— START —

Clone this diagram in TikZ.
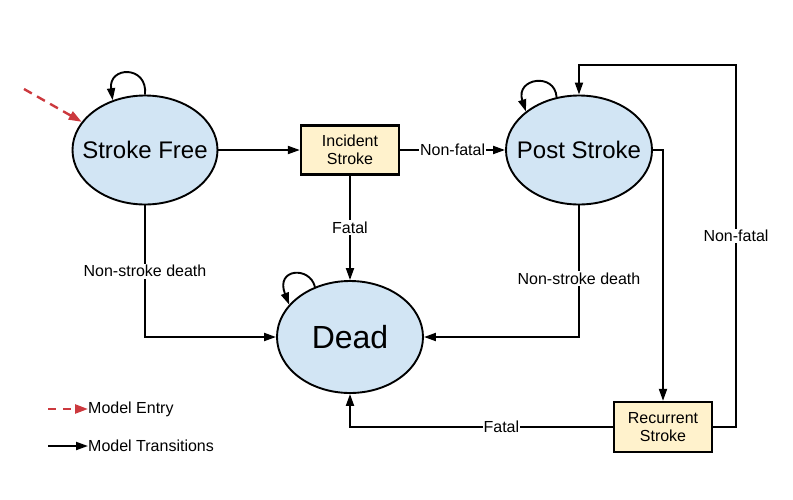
\documentclass[tikz,border=0pt]{standalone}
\usepackage{fontspec}
\setmainfont{Liberation Sans}
\usetikzlibrary{arrows.meta,shapes.geometric}
\definecolor{stateblue}{RGB}{210,229,244}
\definecolor{boxyellow}{RGB}{255,242,204}
\definecolor{entryred}{RGB}{204,57,62}
\begin{document}
\begin{tikzpicture}[x=1pt,y=-1pt,
  state/.style={ellipse,draw=black,line width=1.9pt,fill=stateblue,inner sep=0pt,font=\fontsize{24}{28}\selectfont},
  eventbox/.style={rectangle,draw=black,line width=2.3pt,fill=boxyellow,minimum width=98pt,minimum height=49pt,inner sep=0pt,align=center,font=\fontsize{16}{18.5}\selectfont},
  arr/.style={line width=1.9pt,-{Triangle[length=12pt,width=8pt]}},
  lab/.style={fill=white,inner sep=1.5pt,font=\fontsize{16}{18}\selectfont},
  legtext/.style={anchor=west,inner sep=0pt,font=\fontsize{16}{18}\selectfont},
  entryarr/.style={draw=entryred,line width=2.4pt,dash pattern=on 9pt off 6pt,-{Triangle[length=13pt,width=9pt]}}
]
\useasboundingbox (0,0) rectangle (793,499);

% states
\node[state,minimum width=145pt,minimum height=109pt] (sf) at (145,150) {\makebox[0pt]{Stroke Free}};
\node[state,minimum width=146pt,minimum height=109pt] (ps) at (579,150) {\makebox[0pt]{Post Stroke}};
\node[state,minimum width=146pt,minimum height=112pt,font=\fontsize{32}{36}\selectfont] (dead) at (350,337) {\makebox[0pt]{Dead}};
\node[eventbox] (is) at (350,150) {Incident\\Stroke};
\node[eventbox,minimum height=50pt] (rs) at (663,427) {Recurrent\\Stroke};
\coordinate (tr) at (736,65);
\coordinate (entry) at (24,89);

% entry
\draw[entryarr] (entry) -- (sf.156);

% self loops
\draw[arr] (sf.north) .. controls (148,65) and (108,66) .. (sf.123);
\draw[arr] (ps.113) .. controls (555,72) and (515,78) .. (ps.144);
\draw[arr] (dead.125) .. controls (310,266) and (275,268) .. (dead.152);

% transitions
\draw[arr] (sf.east) -- (is.west);
\draw[arr] (is.east) -- node[lab,inner sep=1pt] {Non-fatal} (ps.west);
\draw[arr] (is.south) -- node[lab] {Fatal} (dead.north);
\draw[arr] (sf.south) |- node[lab,pos=0.25] {Non-stroke death} (dead.west);
\draw[arr] (ps.south) |- node[lab,pos=0.277] {Non-stroke death} (dead.east);
\draw[arr] (ps.east) -| (rs.north);
\draw[arr] (rs.east) -| (tr) -| (ps.north);
\node[lab] (nf2) at (736,236) {Non-fatal};
\draw[arr] (rs.west) -| node[lab,pos=0.212,inner sep=1pt] {Fatal} (dead.south);

% legend
\node[legtext] (le) at (88,409) {Model Entry};
\node[legtext] (lt) at (88,446) {Model Transitions};
\coordinate (les) at (48,409);
\coordinate (lts) at (48,446);
\draw[entryarr,dash pattern=on 8pt off 7pt] (les) -- (le.west);
\draw[arr] (lts) -- (lt.west);
\end{tikzpicture}
\end{document}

— END —

-- Written exercise --
Emit the lines of the material exactly, from its first line to the line containing "(0,0) rectangle (793,499);", inclusive; leave every picture out.

-- Written answer --
Clone this diagram in TikZ.
\documentclass[tikz,border=0pt]{standalone}
\usepackage{fontspec}
\setmainfont{Liberation Sans}
\usetikzlibrary{arrows.meta,shapes.geometric}
\definecolor{stateblue}{RGB}{210,229,244}
\definecolor{boxyellow}{RGB}{255,242,204}
\definecolor{entryred}{RGB}{204,57,62}
\begin{document}
\begin{tikzpicture}[x=1pt,y=-1pt,
  state/.style={ellipse,draw=black,line width=1.9pt,fill=stateblue,inner sep=0pt,font=\fontsize{24}{28}\selectfont},
  eventbox/.style={rectangle,draw=black,line width=2.3pt,fill=boxyellow,minimum width=98pt,minimum height=49pt,inner sep=0pt,align=center,font=\fontsize{16}{18.5}\selectfont},
  arr/.style={line width=1.9pt,-{Triangle[length=12pt,width=8pt]}},
  lab/.style={fill=white,inner sep=1.5pt,font=\fontsize{16}{18}\selectfont},
  legtext/.style={anchor=west,inner sep=0pt,font=\fontsize{16}{18}\selectfont},
  entryarr/.style={draw=entryred,line width=2.4pt,dash pattern=on 9pt off 6pt,-{Triangle[length=13pt,width=9pt]}}
]
\useasboundingbox (0,0) rectangle (793,499);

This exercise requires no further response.